Stated task: Every line below should be copied exactly; drop the pictures.

● ● ●

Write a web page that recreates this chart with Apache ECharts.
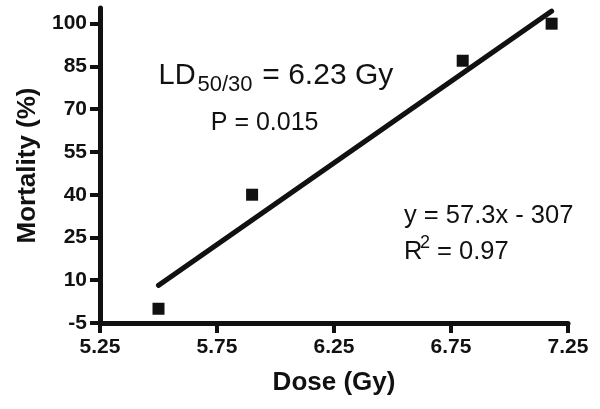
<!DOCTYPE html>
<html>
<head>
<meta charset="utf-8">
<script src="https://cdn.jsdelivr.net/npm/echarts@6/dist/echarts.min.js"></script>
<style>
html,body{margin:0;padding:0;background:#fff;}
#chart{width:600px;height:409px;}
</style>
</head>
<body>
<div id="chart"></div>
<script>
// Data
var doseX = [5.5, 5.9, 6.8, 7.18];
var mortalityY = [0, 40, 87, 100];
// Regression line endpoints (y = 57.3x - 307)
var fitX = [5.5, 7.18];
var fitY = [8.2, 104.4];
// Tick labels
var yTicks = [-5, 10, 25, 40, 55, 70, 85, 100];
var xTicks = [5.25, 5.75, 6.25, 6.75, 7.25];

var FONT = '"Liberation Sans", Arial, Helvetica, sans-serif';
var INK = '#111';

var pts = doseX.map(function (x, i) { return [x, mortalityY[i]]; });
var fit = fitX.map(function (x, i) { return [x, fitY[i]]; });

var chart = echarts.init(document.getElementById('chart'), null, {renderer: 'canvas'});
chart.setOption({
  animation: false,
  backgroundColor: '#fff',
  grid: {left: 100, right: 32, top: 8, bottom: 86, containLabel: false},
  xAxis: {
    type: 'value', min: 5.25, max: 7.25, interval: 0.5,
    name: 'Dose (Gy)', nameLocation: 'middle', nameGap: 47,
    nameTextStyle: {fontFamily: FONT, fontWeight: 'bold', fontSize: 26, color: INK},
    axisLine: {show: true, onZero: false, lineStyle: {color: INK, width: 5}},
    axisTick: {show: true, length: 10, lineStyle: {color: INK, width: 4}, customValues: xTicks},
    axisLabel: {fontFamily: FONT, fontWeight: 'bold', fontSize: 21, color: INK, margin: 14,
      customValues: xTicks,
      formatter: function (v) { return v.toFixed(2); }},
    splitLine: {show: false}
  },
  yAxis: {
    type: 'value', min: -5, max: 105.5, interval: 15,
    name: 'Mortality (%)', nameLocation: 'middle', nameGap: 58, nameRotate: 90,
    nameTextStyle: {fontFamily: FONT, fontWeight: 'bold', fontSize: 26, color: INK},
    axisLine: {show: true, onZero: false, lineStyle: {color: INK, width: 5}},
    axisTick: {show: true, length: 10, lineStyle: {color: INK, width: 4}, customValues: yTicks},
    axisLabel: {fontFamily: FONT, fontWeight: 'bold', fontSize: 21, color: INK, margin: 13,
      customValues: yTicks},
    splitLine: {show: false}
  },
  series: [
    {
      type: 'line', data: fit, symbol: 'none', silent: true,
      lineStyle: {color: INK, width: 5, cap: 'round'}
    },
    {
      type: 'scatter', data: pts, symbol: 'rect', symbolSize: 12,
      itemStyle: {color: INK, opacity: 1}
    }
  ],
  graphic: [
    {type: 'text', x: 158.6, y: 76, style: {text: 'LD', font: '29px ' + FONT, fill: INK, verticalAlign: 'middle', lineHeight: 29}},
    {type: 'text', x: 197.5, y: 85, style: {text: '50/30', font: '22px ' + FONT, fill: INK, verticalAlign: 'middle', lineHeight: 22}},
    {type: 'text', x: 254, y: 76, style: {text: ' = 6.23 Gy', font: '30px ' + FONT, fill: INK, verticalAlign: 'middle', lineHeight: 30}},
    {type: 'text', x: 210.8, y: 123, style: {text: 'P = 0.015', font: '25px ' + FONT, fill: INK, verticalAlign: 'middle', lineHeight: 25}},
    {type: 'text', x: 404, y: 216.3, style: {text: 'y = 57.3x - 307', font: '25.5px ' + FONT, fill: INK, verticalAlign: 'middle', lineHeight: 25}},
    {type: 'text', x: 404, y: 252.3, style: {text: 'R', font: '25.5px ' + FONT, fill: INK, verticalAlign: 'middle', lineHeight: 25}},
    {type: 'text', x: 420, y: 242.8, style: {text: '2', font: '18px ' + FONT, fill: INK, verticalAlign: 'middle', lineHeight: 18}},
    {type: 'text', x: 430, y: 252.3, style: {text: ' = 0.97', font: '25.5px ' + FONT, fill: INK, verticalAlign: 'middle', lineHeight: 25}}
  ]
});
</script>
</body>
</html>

● ● ●

Exercise answer:
Write a web page that recreates this chart with Apache ECharts.
<!DOCTYPE html>
<html>
<head>
<meta charset="utf-8">
<script src="https://cdn.jsdelivr.net/npm/echarts@6/dist/echarts.min.js"></script>
<style>
html,body{margin:0;padding:0;background:#fff;}
#chart{width:600px;height:409px;}
</style>
</head>
<body>
<div id="chart"></div>
<script>
// Data
var doseX = [5.5, 5.9, 6.8, 7.18];
var mortalityY = [0, 40, 87, 100];
// Regression line endpoints (y = 57.3x - 307)
var fitX = [5.5, 7.18];
var fitY = [8.2, 104.4];
// Tick labels
var yTicks = [-5, 10, 25, 40, 55, 70, 85, 100];
var xTicks = [5.25, 5.75, 6.25, 6.75, 7.25];

var FONT = '"Liberation Sans", Arial, Helvetica, sans-serif';
var INK = '#111';

var pts = doseX.map(function (x, i) { return [x, mortalityY[i]]; });
var fit = fitX.map(function (x, i) { return [x, fitY[i]]; });

var chart = echarts.init(document.getElementById('chart'), null, {renderer: 'canvas'});
chart.setOption({
  animation: false,
  backgroundColor: '#fff',
  grid: {left: 100, right: 32, top: 8, bottom: 86, containLabel: false},
  xAxis: {
    type: 'value', min: 5.25, max: 7.25, interval: 0.5,
    name: 'Dose (Gy)', nameLocation: 'middle', nameGap: 47,
    nameTextStyle: {fontFamily: FONT, fontWeight: 'bold', fontSize: 26, color: INK},
    axisLine: {show: true, onZero: false, lineStyle: {color: INK, width: 5}},
    axisTick: {show: true, length: 10, lineStyle: {color: INK, width: 4}, customValues: xTicks},
    axisLabel: {fontFamily: FONT, fontWeight: 'bold', fontSize: 21, color: INK, margin: 14,
      customValues: xTicks,
      formatter: function (v) { return v.toFixed(2); }},
    splitLine: {show: false}
  },
  yAxis: {
    type: 'value', min: -5, max: 105.5, interval: 15,
    name: 'Mortality (%)', nameLocation: 'middle', nameGap: 58, nameRotate: 90,
    nameTextStyle: {fontFamily: FONT, fontWeight: 'bold', fontSize: 26, color: INK},
    axisLine: {show: true, onZero: false, lineStyle: {color: INK, width: 5}},
    axisTick: {show: true, length: 10, lineStyle: {color: INK, width: 4}, customValues: yTicks},
    axisLabel: {fontFamily: FONT, fontWeight: 'bold', fontSize: 21, color: INK, margin: 13,
      customValues: yTicks},
    splitLine: {show: false}
  },
  series: [
    {
      type: 'line', data: fit, symbol: 'none', silent: true,
      lineStyle: {color: INK, width: 5, cap: 'round'}
    },
    {
      type: 'scatter', data: pts, symbol: 'rect', symbolSize: 12,
      itemStyle: {color: INK, opacity: 1}
    }
  ],
  graphic: [
    {type: 'text', x: 158.6, y: 76, style: {text: 'LD', font: '29px ' + FONT, fill: INK, verticalAlign: 'middle', lineHeight: 29}},
    {type: 'text', x: 197.5, y: 85, style: {text: '50/30', font: '22px ' + FONT, fill: INK, verticalAlign: 'middle', lineHeight: 22}},
    {type: 'text', x: 254, y: 76, style: {text: ' = 6.23 Gy', font: '30px ' + FONT, fill: INK, verticalAlign: 'middle', lineHeight: 30}},
    {type: 'text', x: 210.8, y: 123, style: {text: 'P = 0.015', font: '25px ' + FONT, fill: INK, verticalAlign: 'middle', lineHeight: 25}},
    {type: 'text', x: 404, y: 216.3, style: {text: 'y = 57.3x - 307', font: '25.5px ' + FONT, fill: INK, verticalAlign: 'middle', lineHeight: 25}},
    {type: 'text', x: 404, y: 252.3, style: {text: 'R', font: '25.5px ' + FONT, fill: INK, verticalAlign: 'middle', lineHeight: 25}},
    {type: 'text', x: 420, y: 242.8, style: {text: '2', font: '18px ' + FONT, fill: INK, verticalAlign: 'middle', lineHeight: 18}},
    {type: 'text', x: 430, y: 252.3, style: {text: ' = 0.97', font: '25.5px ' + FONT, fill: INK, verticalAlign: 'middle', lineHeight: 25}}
  ]
});
</script>
</body>
</html>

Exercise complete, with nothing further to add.